US hospitals mandated to provide abortion services if mother’s life at risk

Hospitals in the United States have been mandated to provide abortion services if mother’s life is at risk.

The federal law overrides states’ abortion bans when it comes to lifesaving care for women — and that hospitals must provide abortion services in emergency situations.

Those who deny care under those circumstances risk fines or the loss of their Medicare status, the U.S. Department of Health and Human Services said.

The Supreme Court’s overturning of Roe v. Wade on June 24 left the abortion question up to individual states, but by doing so, undermined the guarantee of access to the procedure in medical emergencies and left providers without clear guidelines on when an abortion would be considered medically necessary.

Several states are attempting to ban any such care whatsoever.

“Under the law, no matter where you live, women have the right to emergency care including abortion care,” HHS Secretary Xavier Becerra said in a statement.

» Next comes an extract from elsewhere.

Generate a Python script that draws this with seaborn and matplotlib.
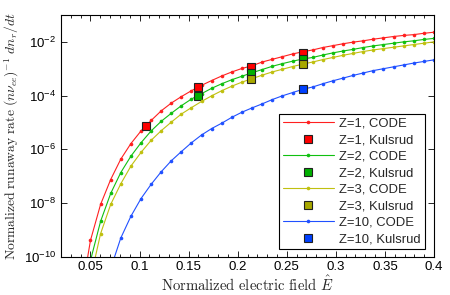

“Today, in no uncertain terms, we are reinforcing that we expect providers to continue offering these services, and that federal law preempts state abortion bans when needed for emergency care.”

The aim is to protect health care providers “when offering legally-mandated, life- or health-saving abortion services in emergency situations,” HHS said.

Those include things like ectopic pregnancy, hypertension and preeclampsia, which some states are restricting or banning in the wake of the high court decision.

While even the most stringent state bans allow exceptions when a mother’s health is at risk, some providers have found the threat of prosecution confusing.